API server stores the object in etcd via the controller‑manager.

Scheduler selects a suitable node and sends the pod spec to the node’s kubelet.

Kubelet creates the pod; status is reported back to the API server and stored in etcd.

19. Pod deletion process

API server receives the delete request (default graceful period 30 s).

Pod is removed from service endpoints.

If a pre‑stop hook exists, it is executed.

Containers receive a TERM signal; after the grace period, a KILL signal.

20. What is a Service?

A Service gives a stable IP/port for a set of pods, handling load balancing and external access.

21. Service registration in Kubernetes

Pods load Service information at startup, allowing them to communicate via Service names.

22. Accessing pods from outside the cluster

Use a Service of type NodePort, which opens the same port on every node (e.g., 30000) and forwards traffic to the Service.
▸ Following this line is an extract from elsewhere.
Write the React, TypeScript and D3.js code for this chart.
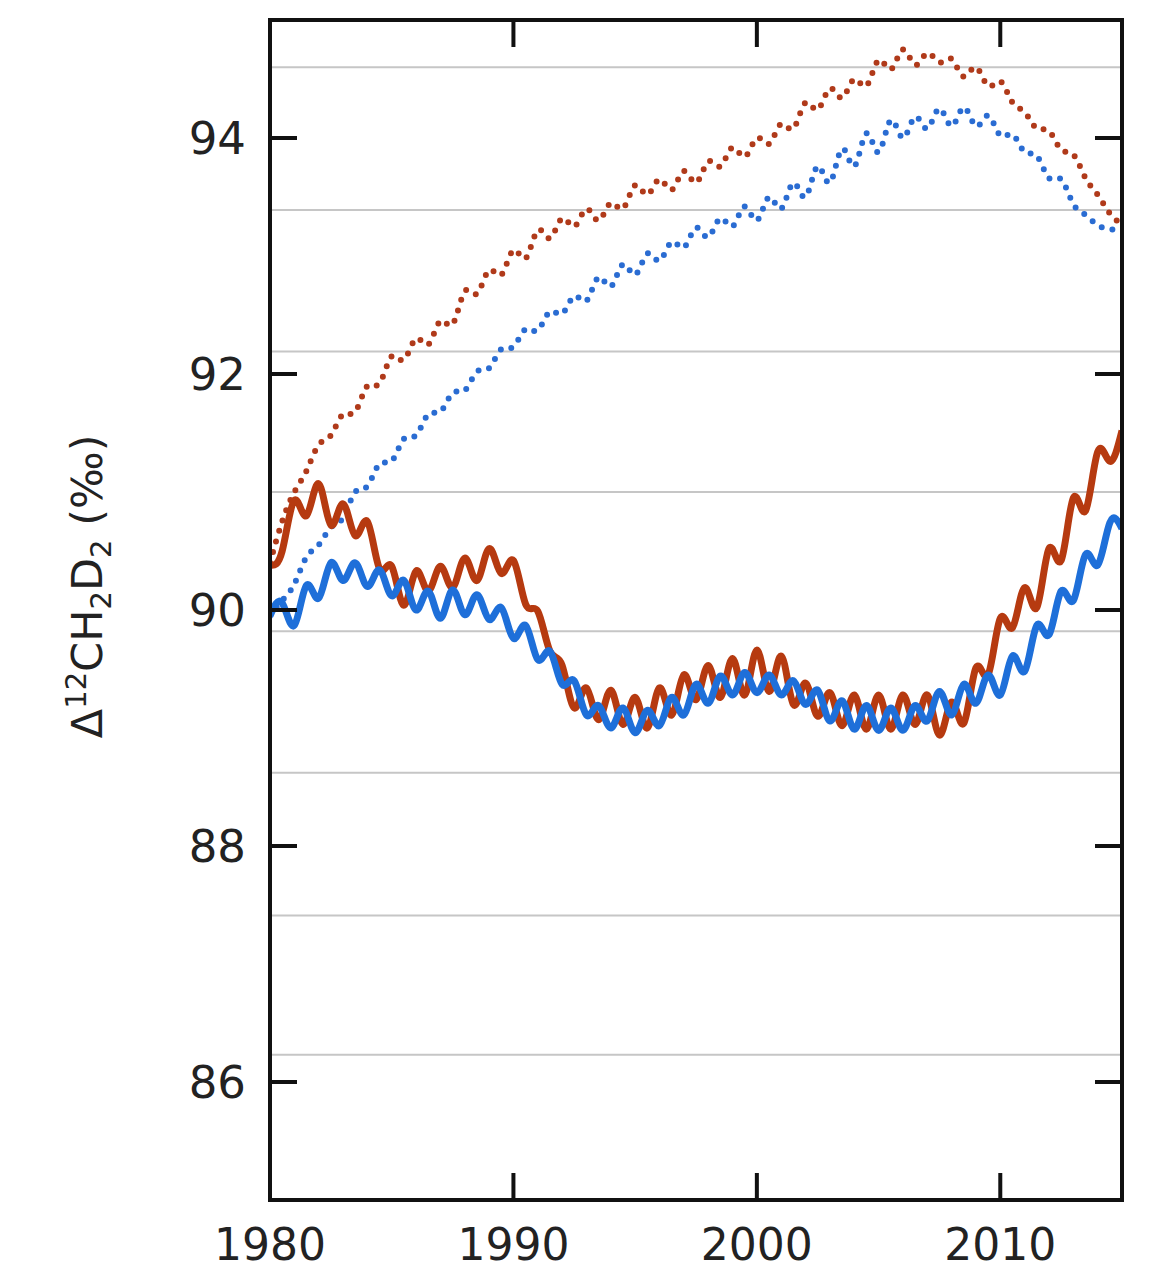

23. Persistent storage options

1) EmptyDir

Temporary directory shared among containers in a pod; deleted when the pod is removed.

2) HostPath

Mounts an existing host directory or file into the container; creates tight coupling between pod and node.

3) PersistentVolume (PV)

Cluster‑wide storage backed by NFS, GFS, etc., with access modes:

ReadWriteOnce

ReadOnlyMany

ReadWriteMany

Reclaim policies include Recycle, Retain, and Delete. A PersistentVolumeClaim (PVC) requests storage that matches a PV’s size, access mode, and storage class.

PS: Reclaim policy determines whether the underlying data is deleted when the PV is removed.